Behe’s research, “Evaluating the Role of Ethnicity on Gardening Purchases and Satisfaction” can be found in HortScience Vol. 42(2), April 2007.
The female consumer
The Hispanic female population in the U.S. is not only expanding in influence, but in sheer numbers as well, according to Nielsen’s report. Their population grew 37 percent between 2005 and 2015 compared to 2 percent for non-Hispanic white women during the same time period. There are now 28 million Hispanic females living in the U.S. (17 percent of the total U.S. female population and 9 percent of the total U.S. population) and 77 percent of their growth over that 10-year span came not from immigration, but from Hispanic girls being born in the U.S. Almost half (45 percent) of U.S.-born Hispanic females are under the age of 18, with 94 percent of Hispanic females under the age 18 now being U.S.-born. A full 25 percent of all U.S. females under the age of 18 are now Hispanic.

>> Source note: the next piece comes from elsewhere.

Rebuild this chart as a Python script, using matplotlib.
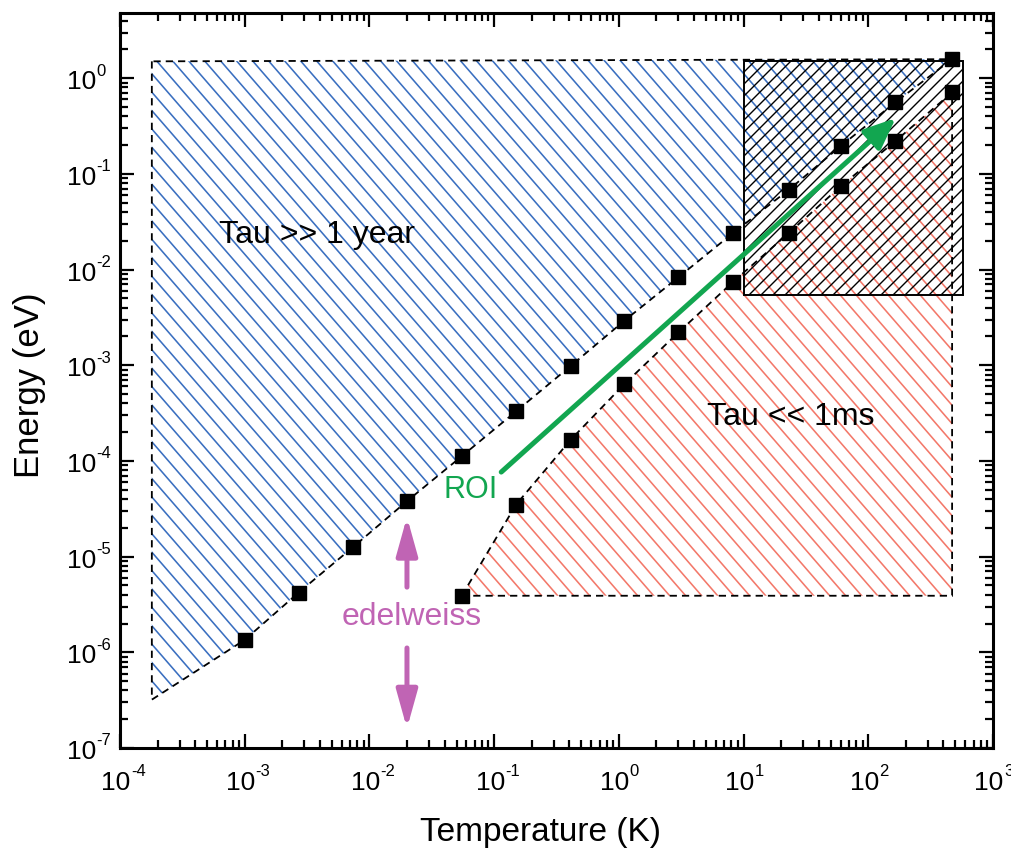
import numpy as np
import matplotlib
matplotlib.use("Agg")
import matplotlib.pyplot as plt
from matplotlib.patches import Polygon, Rectangle
from matplotlib.collections import LineCollection
from matplotlib.transforms import IdentityTransform
from matplotlib.ticker import LogLocator, NullFormatter, FixedLocator

plt.rcParams['font.family'] = ['Liberation Sans', 'DejaVu Sans']

# ---------------- data ----------------
T_upper = [1.0e-3, 2.7e-3, 7.4e-3, 2.0e-2, 5.5e-2, 0.15, 0.41, 1.1, 3.0, 8.2, 23, 60, 165, 470]
E_upper = [1.35e-6, 4.2e-6, 1.26e-5, 3.8e-5, 1.12e-4, 3.3e-4, 9.8e-4, 2.9e-3, 8.3e-3,
           2.4e-2, 0.068, 0.195, 0.56, 1.58]
T_lower = [5.5e-2, 0.15, 0.41, 1.1, 3.0, 8.2, 23, 60, 165, 470]
E_lower = [3.9e-6, 3.5e-5, 1.66e-4, 6.3e-4, 2.2e-3, 7.4e-3, 2.4e-2, 7.4e-2, 0.22, 0.71]

blue_T_left = 1.8e-4
blue_E_top = 1.5
blue_E_corner = 3.2e-7
red_E_bottom = 3.9e-6

box_T = [10, 573]
box_E = [5.4e-3, 1.5]

roi_arrow_T = [0.114, 166]
roi_arrow_E = [7.65e-5, 0.383]
edel_T = 0.020
edel_up_E = [4.8e-6, 2.6e-5]
edel_down_E = [1.11e-6, 1.6e-7]

x_exponents = [-4, -3, -2, -1, 0, 1, 2, 3]
y_exponents = [-7, -6, -5, -4, -3, -2, -1, 0]

xlim = (1e-4, 1e3)
ylim = (1e-7, 4.8)

BLUE = '#3a6fc0'
RED = '#f3786a'
GREEN = '#12a650'
MAGENTA = '#c064b4'

W, H = 1012, 858
fig = plt.figure(figsize=(W / 100, H / 100), dpi=100)
ax = fig.add_axes([120 / W, (H - 748) / H, (993 - 120) / W, (748 - 13) / H])
ax.set_xscale('log')
ax.set_yscale('log')
ax.set_xlim(*xlim)
ax.set_ylim(*ylim)


def hatch(patch, spacing, slope, color, lw, zorder):
    segs = []
    step = spacing * abs(slope)
    for b in np.arange(-3 * (W + H), 3 * (W + H), step):
        segs.append([(0, b), (W, b + slope * W)])
    lc = LineCollection(segs, colors=color, linewidths=lw,
                        transform=IdentityTransform(), zorder=zorder)
    ax.add_collection(lc, autolim=False)
    lc.set_clip_path(patch)


dash = (0, (4, 2.8))

# blue region
blue_verts = [(blue_T_left, blue_E_top), (blue_T_left, blue_E_corner)] + list(zip(T_upper, E_upper))
blue_poly = Polygon(blue_verts, closed=True, fill=False, edgecolor='black',
                    linewidth=1.3, linestyle=dash, zorder=4)
ax.add_patch(blue_poly)
hatch(blue_poly, 16, -1.15, BLUE, 1.15, 2)

# red region
red_verts = list(zip(T_lower, E_lower)) + [(T_lower[-1], red_E_bottom)]
red_poly = Polygon(red_verts, closed=True, fill=False, edgecolor='black',
                   linewidth=1.3, linestyle=dash, zorder=4)
ax.add_patch(red_poly)
hatch(red_poly, 16, -1.15, RED, 1.15, 2)

# black cross-hatched box
box = Rectangle((box_T[0], box_E[0]), box_T[1] - box_T[0], box_E[1] - box_E[0],
                fill=False, edgecolor='black', linewidth=1.4, zorder=4)
ax.add_patch(box)
hatch(box, 12, 1.0, 'black', 1.0, 3)

# data points
ax.plot(T_upper, E_upper, 's', color='black', markersize=9.5, zorder=6)
ax.plot(T_lower, E_lower, 's', color='black', markersize=9.5, zorder=6)

# ROI arrow
ax.annotate('', xy=(roi_arrow_T[1], roi_arrow_E[1]), xytext=(roi_arrow_T[0], roi_arrow_E[0]),
            arrowprops=dict(arrowstyle='-|>,head_length=0.95,head_width=0.4',
                            color=GREEN, lw=3.6, mutation_scale=20,
                            shrinkA=0, shrinkB=0), zorder=7)
ax.text(0.0643, 4.97e-5, 'ROI', color=GREEN, fontsize=22, ha='center', va='center', zorder=7)

# edelweiss arrows
for ys in (edel_up_E, edel_down_E):
    ax.annotate('', xy=(edel_T, ys[1]), xytext=(edel_T, ys[0]),
                arrowprops=dict(arrowstyle='-|>,head_length=1.15,head_width=0.32',
                                color=MAGENTA, lw=3.6, mutation_scale=20,
                                shrinkA=0, shrinkB=0), zorder=7)
ax.text(0.0219, 2.34e-6, 'edelweiss', color=MAGENTA, fontsize=23, ha='center', va='center', zorder=7)

ax.text(3.78e-3, 0.0229, 'Tau >> 1 year', color='black', fontsize=23, ha='center', va='center', zorder=7)
ax.text(23.7, 2.88e-4, 'Tau << 1ms', color='black', fontsize=23, ha='center', va='center', zorder=7)

# axes styling
for s in ax.spines.values():
    s.set_linewidth(2.2)
ax.xaxis.set_major_locator(FixedLocator([10.0 ** e for e in x_exponents]))
ax.yaxis.set_major_locator(FixedLocator([10.0 ** e for e in y_exponents]))
ax.xaxis.set_minor_locator(LogLocator(base=10, subs=np.arange(2, 10), numticks=20))
ax.yaxis.set_minor_locator(LogLocator(base=10, subs=np.arange(2, 10), numticks=20))
ax.xaxis.set_major_formatter(NullFormatter())
ax.yaxis.set_major_formatter(NullFormatter())
ax.xaxis.set_minor_formatter(NullFormatter())
ax.yaxis.set_minor_formatter(NullFormatter())
ax.tick_params(which='both', direction='in', top=True, right=True, width=1.6)
ax.tick_params(which='major', length=10)
ax.tick_params(which='minor', length=5.5)

# tick labels drawn as "10" plus a small superscript
for e in x_exponents:
    ax.annotate('10', xy=(10.0 ** e, 0), xycoords=('data', 'axes fraction'),
                xytext=(-4, -35), textcoords='offset pixels', ha='center', va='center',
                fontsize=19, annotation_clip=False)
    ax.annotate('%d' % e, xy=(10.0 ** e, 0), xycoords=('data', 'axes fraction'),
                xytext=(11, -24), textcoords='offset pixels', ha='left', va='center',
                fontsize=12, annotation_clip=False)
for e in y_exponents:
    ax.annotate('10', xy=(0, 10.0 ** e), xycoords=('axes fraction', 'data'),
                xytext=(-24, -4), textcoords='offset pixels', ha='right', va='center',
                fontsize=19, annotation_clip=False)
    ax.annotate('%d' % e, xy=(0, 10.0 ** e), xycoords=('axes fraction', 'data'),
                xytext=(-24, 7), textcoords='offset pixels', ha='left', va='center',
                fontsize=12, annotation_clip=False)

fig.text(540 / W, 1 - 833 / H, 'Temperature (K)', fontsize=24, ha='center', va='center')
fig.text(30 / W, 1 - 385 / H, 'Energy (eV)', fontsize=25, ha='center', va='center', rotation=90)

fig.savefig('out.png', dpi=100)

This increase in U.S.-born Hispanic females represents not only a dramatic shift in culture within the Hispanic community, but within the nation and its future workforce (and future consumers), as being ambicultural and bilingual from birth become more prevalent.

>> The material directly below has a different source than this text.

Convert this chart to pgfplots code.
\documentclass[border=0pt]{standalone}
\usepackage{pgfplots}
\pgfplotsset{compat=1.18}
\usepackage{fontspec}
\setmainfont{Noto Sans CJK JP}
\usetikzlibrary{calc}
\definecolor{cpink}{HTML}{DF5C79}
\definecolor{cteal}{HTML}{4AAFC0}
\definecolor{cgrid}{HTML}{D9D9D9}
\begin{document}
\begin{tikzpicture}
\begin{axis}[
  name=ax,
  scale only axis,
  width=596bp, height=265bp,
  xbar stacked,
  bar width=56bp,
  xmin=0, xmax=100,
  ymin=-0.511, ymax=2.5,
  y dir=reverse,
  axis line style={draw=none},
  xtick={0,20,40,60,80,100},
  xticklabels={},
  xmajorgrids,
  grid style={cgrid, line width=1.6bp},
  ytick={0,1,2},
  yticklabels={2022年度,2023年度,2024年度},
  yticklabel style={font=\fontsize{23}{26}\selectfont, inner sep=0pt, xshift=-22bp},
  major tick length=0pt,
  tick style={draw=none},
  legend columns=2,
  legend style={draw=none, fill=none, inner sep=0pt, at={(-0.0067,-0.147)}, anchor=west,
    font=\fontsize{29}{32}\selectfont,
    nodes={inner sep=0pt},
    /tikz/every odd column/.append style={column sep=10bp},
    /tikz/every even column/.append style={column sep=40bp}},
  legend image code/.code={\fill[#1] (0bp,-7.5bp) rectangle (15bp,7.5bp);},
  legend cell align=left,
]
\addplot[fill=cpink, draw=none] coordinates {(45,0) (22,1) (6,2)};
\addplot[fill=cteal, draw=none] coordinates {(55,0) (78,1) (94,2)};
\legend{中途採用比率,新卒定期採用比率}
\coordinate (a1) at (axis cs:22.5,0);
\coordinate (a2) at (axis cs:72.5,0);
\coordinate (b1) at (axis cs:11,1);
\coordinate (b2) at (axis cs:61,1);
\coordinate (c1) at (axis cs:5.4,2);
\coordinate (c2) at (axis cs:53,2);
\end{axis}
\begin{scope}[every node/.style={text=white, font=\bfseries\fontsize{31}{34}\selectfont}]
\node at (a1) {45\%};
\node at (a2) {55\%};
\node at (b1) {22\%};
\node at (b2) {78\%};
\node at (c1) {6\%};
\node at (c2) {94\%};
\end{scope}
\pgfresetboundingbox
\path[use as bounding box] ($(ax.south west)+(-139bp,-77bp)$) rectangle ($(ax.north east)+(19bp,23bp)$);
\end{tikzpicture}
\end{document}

As the Hispanic female population grows rapidly in many communities across the U.S., their impact and influence is becoming the primary driver of consumer behavior in an expanding footprint, Nielsen reports. In many cities in California, Texas, New Mexico and Arizona, for example, Hispanic females are now the majority of the total female population. Six states are home to more than 1 million Hispanic females. California has the most at over 7.5 million, followed by 5.3 million in Texas, and more than 2.5 million in Florida. Hispanic females in California and Texas represent 38 percent of the total female population in each of those states. Los Angeles and New York are the metropolitan areas where the most Hispanic females live, with 3 million+ and more than 2.4 million, respectively. In Los Angeles, Hispanic females are 45 percent of the total female population and in New York they are 24 percent of the total female population.
At 3.23 people per household, Hispanics have the largest average household size of any ethnic or racial group in the nation, meaning they are appealing consumer targets for many industries. In comparison, non-Hispanic white households have an average size of 2.30, Asian households have 2.92, black households have 2.47, and the nation, as a whole, has 2.49. Although the average Hispanic household is larger, more likely to be multigenerational and more likely to contain a married couple, the average household income is at just over $65,000 per year. However, the average Hispanic household income has grown 29 percent since 2005, slightly ahead of the national average. One reason for the lower household income is that Hispanics are relatively younger than other ethnic and racial segments, so for the majority, their careers are still in the growth phase, according to Nielsen.